Com isso quero comentar mais um aspecto do já referido
panfleto. Ele convoca a se filiarem, os professores que desejam ter um
sindicato onde “o professor e sua família possam usufruir de momentos de lazer”
ou que desejam “ter vantagem em vários tipos de serviços por meio de convênios
com empresas”. Será que são esses os problemas que a nossa categoria quer ver
resolvidos, enfrentados? Penso que necessitamos debater de forma mais
consequente o que isto significa para o cotidiano de nossa atuação como
docente.
Por último, penso que todo esse debate, desde os últimos
processos eleitorais, tem sido muito importante para o movimento como um todo,
considerando que a universidade é um espaço de disputa de ideias, e que o
pensamento divergente como tal precisa ser respeitado.

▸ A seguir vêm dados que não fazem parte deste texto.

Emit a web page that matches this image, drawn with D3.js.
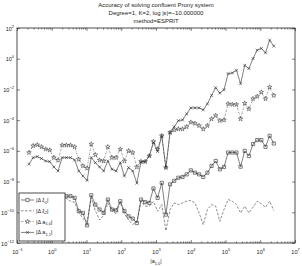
<!DOCTYPE html>
<html>
<head>
<meta charset="utf-8">
<script src="https://cdn.jsdelivr.net/npm/d3@7"></script>
<style>
body { margin: 0; background: #fff; }
text { font-family: "Liberation Sans", Arial, sans-serif; fill: #222; }
</style>
</head>
<body>
<div id="chart"></div>
<script>
// x positions, log10 |a_1,0|
let logA = [-0.655, -0.536, -0.416, -0.297, -0.177, -0.058, 0.061, 0.181, 0.300, 0.420,
            0.539, 0.658, 0.778, 0.897, 1.017, 1.136, 1.255, 1.375, 1.494, 1.614,
            1.733, 1.852, 1.972, 2.091, 2.211, 2.330, 2.449, 2.569, 2.688, 2.808,
            2.927, 3.046, 3.166, 3.285, 3.405, 3.524, 3.643, 3.763, 3.882, 4.002,
            4.121, 4.240, 4.360, 4.479, 4.599, 4.718, 4.837, 4.957, 5.076, 5.196,
            5.315, 5.434, 5.554, 5.673, 5.793, 5.912, 6.031, 6.151, 6.270, 6.390]

// errors, log10
let xi1 = [-9.1, -9.0, -8.95, -9.0, -9.1, -9.2, -9.6, -9.4, -8.95, -8.95,
           -8.95, -9.06, -9.93, -10.04, -10.85, -8.89, -9.50, -9.82, -10.04, -9.17,
           -9.82, -9.87, -9.28, -9.93, -10.26, -10.41, -10.70, -9.17, -9.34, -9.39,
           -8.45, -9.06, -8.08, -10.15, -8.18, -7.95, -7.75, -7.70, -7.53, -7.27,
           -7.42, -7.53, -7.70, -7.42, -6.98, -6.66, -7.20, -7.05, -6.11, -6.11,
           -6.11, -7.03, -6.00, -6.33, -5.56, -5.30, -5.30, -5.74, -5.02, -5.52]

let xi2 = [-9.2, -9.1, -9.0, -9.1, -9.3, -9.4, -9.8, -9.6, -9.06, -9.1,
           -9.28, -9.35, -10.0, -10.4, -10.6, -9.06, -9.9, -10.5, -10.2, -9.4,
           -9.9, -10.1, -9.35, -10.1, -10.5, -10.8, -10.6, -9.3, -9.6, -9.6,
           -9.3, -9.93, -9.5, -11.2, -9.82, -9.39, -9.50, -9.39, -9.28, -9.23,
           -9.39, -10.04, -10.81, -9.82, -9.50, -9.61, -10.59, -9.82, -9.17, -9.28,
           -9.50, -10.04, -9.61, -10.04, -9.67, -9.28, -9.45, -9.67, -9.28, -9.89]

let a10 = [-6.11, -5.67, -5.61, -5.74, -5.89, -5.95, -6.44, -6.61, -5.63, -5.63,
           -5.63, -5.74, -6.55, -6.98, -7.13, -5.56, -6.26, -6.61, -6.66, -5.74,
           -6.44, -6.44, -5.89, -6.66, -6.00, -6.11, -7.05, -6.70, -6.70, -6.33,
           -5.39, -5.89, -5.02, -7.09, -4.80, -4.64, -4.58, -4.58, -4.43, -4.14,
           -4.21, -4.36, -4.58, -4.36, -3.92, -3.70, -4.03, -3.99, -2.94, -2.98,
           -2.98, -3.92, -2.90, -3.27, -2.61, -2.46, -2.18, -2.61, -1.85, -2.39]

let a11 = [-6.87, -6.44, -6.37, -6.50, -6.66, -6.70, -7.05, -7.31, -6.44, -6.44,
           -6.44, -6.59, -7.31, -7.64, -7.92, -6.44, -6.77, -7.05, -7.31, -6.66,
           -7.20, -7.31, -6.77, -7.64, -7.09, -7.31, -8.10, -6.72, -6.70, -6.33,
           -5.46, -6.04, -5.02, -7.09, -4.80, -4.43, -4.03, -3.99, -3.59, -3.20,
           -3.20, -3.20, -3.33, -2.94, -2.39, -1.89, -2.24, -2.02, -0.97, -0.93,
           -0.75, -1.63, -0.43, -0.64, 0.01, 0.56, 0.67, 0.38, 1.21, 0.82]

let titleLines = ["Accuracy of solving confluent Prony system",
                  "Degree=1, K=2, log |\u03b5|=\u221210.000000",
                  "method=ESPRIT"]
let xTickExp = [-1, 0, 1, 2, 3, 4, 5, 6, 7]
let yTickExp = [2, 0, -2, -4, -6, -8, -10, -12]

let W = 302, H = 266
let pLeft = 17, pRight = 295, pTop = 28, pBottom = 243
let ink = "#2a2a2a"

var svg = d3.select("#chart")
    .append("svg")
        .attr("width", W)
        .attr("height", H)

let x = d3.scaleLog().domain([1e-1, 1e7]).range([pLeft, pRight])
let y = d3.scaleLog().domain([1e-12, 1e2]).range([pBottom, pTop])

// minor ticks 2..9 per decade
let minor = []
xTickExp.slice(0, -1).forEach(e => {
    for (let k = 2; k < 10; k++) minor.push(k * Math.pow(10, e))
})
let majorX = xTickExp.map(e => Math.pow(10, e))
let majorY = yTickExp.map(e => Math.pow(10, e))

function tickLayer(axis, tr) {
    let g = svg.append("g")
        .attr("transform", tr)
        .call(axis)
    g.select(".domain").remove()
    g.selectAll("line").attr("stroke", "#333").attr("stroke-width", 0.6)
    g.selectAll("text").remove()
    return g
}

tickLayer(d3.axisBottom(x).tickValues(minor).tickSize(-1.6), `translate(0,${pBottom})`)
tickLayer(d3.axisTop(x).tickValues(minor).tickSize(-1.6), `translate(0,${pTop})`)
let xb = tickLayer(d3.axisBottom(x).tickValues(majorX).tickSize(-3), `translate(0,${pBottom})`)
tickLayer(d3.axisTop(x).tickValues(majorX).tickSize(-3), `translate(0,${pTop})`)
let yl = tickLayer(d3.axisLeft(y).tickValues(majorY).tickSize(-3), `translate(${pLeft},0)`)
tickLayer(d3.axisRight(y).tickValues(majorY).tickSize(-3), `translate(${pRight},0)`)

function powLabel(sel, e) {
    sel.append("tspan").text("10")
    sel.append("tspan")
        .attr("dy", -3)
        .style("font-size", "4px")
        .text(e < 0 ? "\u2212" + (-e) : e)
}

xb.selectAll(".tick").each(function(d, i) {
    let t = d3.select(this).append("text")
        .attr("y", 11)
        .attr("text-anchor", "middle")
        .style("font-size", "5.5px")
    powLabel(t, xTickExp[i])
})

yl.selectAll(".tick").each(function(d, i) {
    let t = d3.select(this).append("text")
        .attr("x", -3)
        .attr("y", 2)
        .attr("text-anchor", "end")
        .style("font-size", "5.5px")
    powLabel(t, yTickExp[i])
})

svg.append("rect")
    .attr("x", pLeft).attr("y", pTop)
    .attr("width", pRight - pLeft).attr("height", pBottom - pTop)
    .attr("fill", "none")
    .attr("stroke", "#222")
    .attr("stroke-width", 0.8)

// title
svg.append("g").selectAll("text")
    .data(titleLines)
    .enter()
    .append("text")
        .attr("x", 156)
        .attr("y", (d, i) => 7 + i * 8)
        .attr("text-anchor", "middle")
        .style("font-size", "6px")
        .text(d => d)

let xl = svg.append("text")
    .attr("x", 156)
    .attr("y", 263)
    .attr("text-anchor", "middle")
    .style("font-size", "5.5px")
xl.append("tspan").text("|a")
xl.append("tspan").attr("dy", 1.5).style("font-size", "4px").text("1,0")
xl.append("tspan").attr("dy", -1.5).text("|")

let xSymbol = {
    draw: function(ctx, size) {
        let r = Math.sqrt(size) / 2
        ctx.moveTo(-r, -r); ctx.lineTo(r, r)
        ctx.moveTo(-r, r); ctx.lineTo(r, -r)
    }
}

let series = [
    {name: "\u03be", sub: "1", vals: xi1, dash: null, sym: d3.symbolSquare, size: 10, w: 0.6},
    {name: "\u03be", sub: "2", vals: xi2, dash: "2.5,1.5", sym: null, size: 0, w: 0.55},
    {name: "a", sub: "1,0", vals: a10, dash: "1.6,1,0.5,1", sym: d3.symbolStar, size: 6.5, w: 0.5},
    {name: "a", sub: "1,1", vals: a11, dash: null, sym: xSymbol, size: 8, w: 0.6}
]

let line = d3.line()
    .x(d => x(Math.pow(10, d[0])))
    .y(d => y(Math.pow(10, d[1])))

let body = svg.append("g")

series.forEach(s => {
    let pts = logA.map((a, i) => [a, s.vals[i]])
    body.append("path")
        .datum(pts)
        .attr("d", line)
        .attr("fill", "none")
        .attr("stroke", ink)
        .attr("stroke-width", s.w)
        .attr("stroke-dasharray", s.dash)
    if (s.sym) {
        body.selectAll(null)
            .data(pts)
            .enter()
            .append("path")
                .attr("transform", d => `translate(${x(Math.pow(10, d[0]))},${y(Math.pow(10, d[1]))})`)
                .attr("d", d3.symbol().type(s.sym).size(s.size))
                .attr("fill", "none")
                .attr("stroke", ink)
                .attr("stroke-width", s.w)
    }
})

// legend
let leg = svg.append("g")
leg.append("rect")
    .attr("x", 19).attr("y", 193)
    .attr("width", 46).attr("height", 48)
    .attr("fill", "#fff")
    .attr("stroke", "#222")
    .attr("stroke-width", 0.8)

series.forEach((s, i) => {
    let ly = 200 + i * 10.8
    leg.append("line")
        .attr("x1", 21).attr("x2", 34)
        .attr("y1", ly).attr("y2", ly)
        .attr("stroke", ink)
        .attr("stroke-width", s.w)
        .attr("stroke-dasharray", s.dash)
    if (s.sym) {
        leg.append("path")
            .attr("transform", `translate(27.5,${ly})`)
            .attr("d", d3.symbol().type(s.sym).size(s.size))
            .attr("fill", "#fff")
            .attr("stroke", ink)
            .attr("stroke-width", s.w)
    }
    let t = leg.append("text")
        .attr("x", 36)
        .attr("y", ly + 2)
        .style("font-size", "5.5px")
    t.append("tspan").text("|\u0394 " + s.name)
    t.append("tspan").attr("dy", 1.5).style("font-size", "4px").text(s.sub)
    t.append("tspan").attr("dy", -1.5).text("|")
})
</script>
</body>
</html>
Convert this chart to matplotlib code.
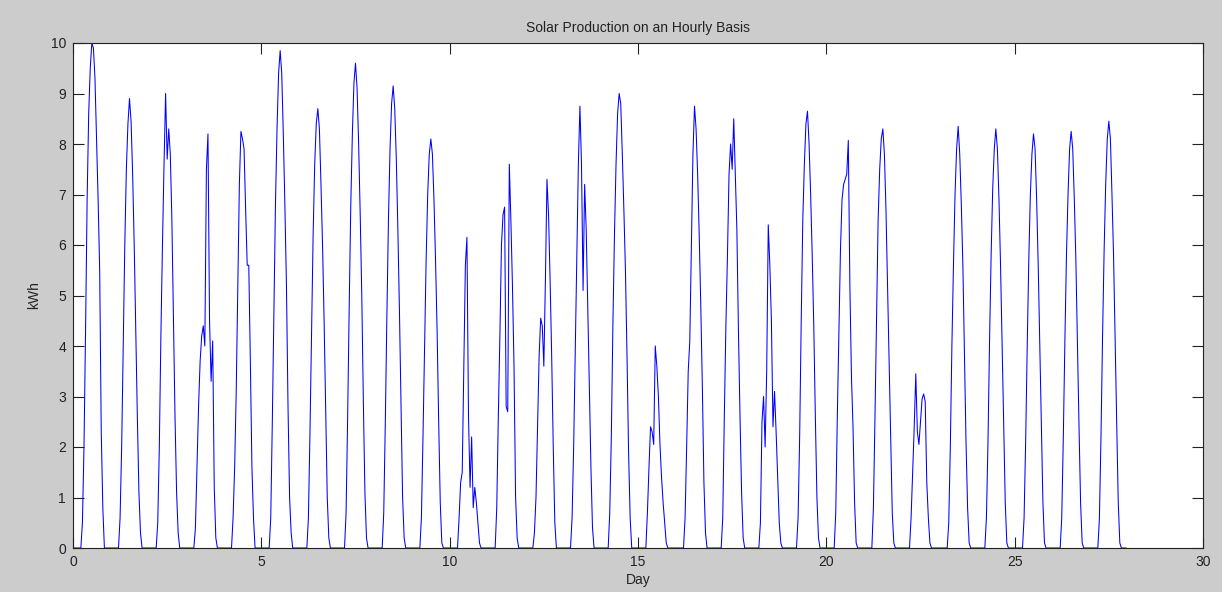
import numpy as np
import matplotlib
matplotlib.use("Agg")
import matplotlib.pyplot as plt

# Hours of the day covered by each daily list (outside these hours output is 0)
day_hours = list(range(5, 21))
n_days = 28

# Hourly kWh readings, hours 5..20, one list per day
d00 = [0, 0.5, 2.0, 4.3, 6.9, 8.6, 9.5, 10.0, 9.9, 9.3, 8.1, 6.9, 5.5, 2.3, 0.8, 0]
d01 = [0, 0.6, 2.0, 4.0, 6.0, 7.5, 8.4, 8.9, 8.45, 7.4, 6.0, 4.3, 2.6, 1.1, 0.3, 0]
d02 = [0, 0.5, 2.0, 4.2, 6.0, 7.6, 9.0, 7.7, 8.3, 7.8, 6.5, 4.5, 2.6, 1.1, 0.3, 0]
d03 = [0, 0.4, 1.6, 2.8, 3.7, 4.2, 4.4, 4.0, 7.5, 8.2, 4.5, 3.3, 4.1, 1.2, 0.2, 0]
d04 = [0, 0.6, 1.6, 3.1, 5.1, 7.2, 8.25, 8.1, 7.9, 6.7, 5.6, 5.6, 3.7, 1.6, 0.6, 0]
d05 = [0, 0.6, 2.5, 4.6, 6.8, 8.3, 9.4, 9.85, 9.4, 8.2, 6.8, 5.2, 2.8, 1.0, 0.3, 0]
d06 = [0, 0.6, 2.3, 4.3, 6.2, 7.6, 8.4, 8.7, 8.3, 7.2, 6.0, 4.5, 2.7, 1.0, 0.2, 0]
d07 = [0, 0.7, 2.6, 4.8, 6.8, 8.2, 9.2, 9.6, 9.1, 8.0, 6.6, 5.0, 2.9, 1.1, 0.2, 0]
d08 = [0, 0.7, 2.5, 4.6, 6.5, 7.9, 8.8, 9.15, 8.7, 7.7, 6.3, 4.7, 2.8, 1.0, 0.2, 0]
d09 = [0, 0.6, 2.2, 4.0, 5.7, 7.0, 7.8, 8.1, 7.8, 6.9, 5.7, 4.3, 2.5, 0.9, 0.1, 0]
d10 = [0, 0.6, 1.3, 1.5, 3.5, 5.6, 6.15, 2.6, 1.2, 2.2, 0.8, 1.2, 0.9, 0.5, 0.1, 0]
d11 = [0, 0.8, 2.6, 4.2, 6.0, 6.6, 6.75, 2.8, 2.7, 7.6, 6.5, 5.2, 3.6, 1.0, 0.2, 0]
d12 = [0, 0.3, 1.0, 2.4, 3.8, 4.55, 4.4, 3.6, 5.3, 7.3, 6.6, 5.3, 3.8, 2.0, 0.5, 0]
d13 = [0, 0.6, 2.0, 3.9, 5.9, 7.6, 8.75, 7.6, 5.1, 7.2, 6.3, 4.8, 3.2, 1.6, 0.4, 0]
d14 = [0, 0.7, 2.2, 4.4, 6.2, 7.6, 8.6, 9.0, 8.8, 7.8, 6.7, 5.5, 3.8, 1.9, 0.6, 0]
d15 = [0, 0.7, 1.6, 2.4, 2.3, 2.05, 4.0, 3.6, 3.0, 2.05, 1.4, 0.9, 0.5, 0.1, 0, 0]
d16 = [0, 0.6, 2.0, 3.5, 4.1, 6.0, 7.8, 8.75, 8.3, 7.4, 6.2, 4.8, 3.2, 1.3, 0.3, 0]
d17 = [0, 0.6, 2.6, 4.4, 5.8, 7.4, 8.0, 7.5, 8.5, 7.4, 6.3, 4.3, 2.6, 1.1, 0.2, 0]
d18 = [0, 0.5, 2.5, 3.0, 2.0, 3.5, 6.4, 5.6, 4.5, 2.4, 3.1, 2.3, 1.4, 0.5, 0.1, 0]
d19 = [0, 0.6, 2.2, 4.5, 6.5, 7.6, 8.4, 8.65, 8.0, 7.0, 5.8, 4.4, 2.6, 1.0, 0.2, 0]
d20 = [0, 0.7, 2.6, 4.2, 5.9, 6.9, 7.2, 7.3, 7.4, 8.07, 5.2, 3.4, 2.4, 0.9, 0.1, 0]
d21 = [0, 0.8, 2.6, 4.6, 6.5, 7.5, 8.1, 8.3, 7.8, 6.7, 5.2, 3.6, 2.1, 0.7, 0.1, 0]
d22 = [0, 0.6, 1.5, 2.4, 3.45, 2.3, 2.05, 2.5, 2.95, 3.05, 2.9, 1.3, 0.6, 0.1, 0, 0]
d23 = [0, 0.5, 2.0, 4.0, 5.6, 7.0, 7.9, 8.35, 7.8, 6.8, 5.6, 3.8, 2.1, 0.8, 0.1, 0]
d24 = [0, 0.6, 2.1, 4.1, 5.8, 7.1, 7.9, 8.3, 7.9, 6.9, 5.6, 4.0, 2.4, 0.9, 0.1, 0]
d25 = [0, 0.6, 2.1, 4.0, 5.7, 7.0, 7.8, 8.2, 7.9, 6.9, 5.6, 4.0, 2.4, 0.9, 0.1, 0]
d26 = [0, 0.6, 2.2, 4.1, 5.8, 7.0, 7.9, 8.25, 7.9, 6.9, 5.7, 4.0, 2.4, 0.9, 0.1, 0]
d27 = [0, 0.6, 2.2, 4.2, 5.9, 7.2, 8.1, 8.45, 8.1, 7.0, 5.8, 4.1, 2.5, 0.9, 0.1, 0]

days = [d00, d01, d02, d03, d04, d05, d06, d07, d08, d09, d10, d11, d12, d13,
        d14, d15, d16, d17, d18, d19, d20, d21, d22, d23, d24, d25, d26, d27]

x_ticks = [0, 5, 10, 15, 20, 25, 30]
y_ticks = list(range(0, 11))

# Assemble hourly series
kwh = np.zeros(n_days * 24)
for d, vals in enumerate(days):
    for h, v in zip(day_hours, vals):
        kwh[d * 24 + h] = v
t = np.arange(n_days * 24) / 24.0

plt.rcParams['font.family'] = ['Liberation Sans', 'DejaVu Sans']
fig = plt.figure(figsize=(12.22, 5.92), dpi=100, facecolor='#cccccc')
ax = fig.add_axes([73 / 1222, 1 - 548 / 592, (1203 - 73) / 1222, (548 - 43) / 592])
ax.set_facecolor('white')
ax.plot(t, kwh, color='#0000ff', linewidth=0.75)

ax.set_xlim(0, 30)
ax.set_ylim(0, 10)
ax.set_xticks(x_ticks)
ax.set_yticks(y_ticks)
ax.tick_params(direction='in', length=8, width=0.8, top=True, right=True,
               labelsize=10, colors='#222222', pad=5)
for s in ax.spines.values():
    s.set_color('#222222')
    s.set_linewidth(0.8)

ax.set_title('Solar Production on an Hourly Basis', fontsize=10, color='#222222', pad=8)
ax.set_xlabel('Day', fontsize=10, color='#222222', labelpad=3)
ax.set_ylabel('kWh', fontsize=10, color='#222222', labelpad=7)

fig.savefig('out.png', dpi=100, facecolor=fig.get_facecolor())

Mas, para ser
salutar o debate, necessitamos analisar o que está em disputa e não aderir a
este ou a aquele projeto por constrangimento, pressão ou relações pessoais etc.
Urge superarmos a análise idealizada do movimento docente como um todo e
da nossa entidade em particular, como se a APRUMA não fosse
expressão da atuação de homens e mulheres em luta, enfrentando todas
as contradições que comporta esse processo.
Eu posso afirmar, como alguém que já participou de uma
gestão da APRUMA (2010-2011) que, antes de tudo, a construção cotidiana desta
entidade é realizada por docentes que além de realizarem as atividades de
ensino, pesquisa e extensão na universidade, ainda se dedicam a contribuir com
a luta, num ato que a um só tempo expressa a coragem e o compromisso com a
universidade pública, gratuita e de qualidade social.
A APRUMA, assim como todas as entidades classistas,
entendidas desse modo, necessitam atualizar o debate, revigorar sua atuação,
fazer autocrítica permanente de suas práticas e fortalecer a organização para
os combates necessários, aglutinando cada vez mais forças efetivamente capazes
de expressarem um projeto autônomo de universidade e de sociedade.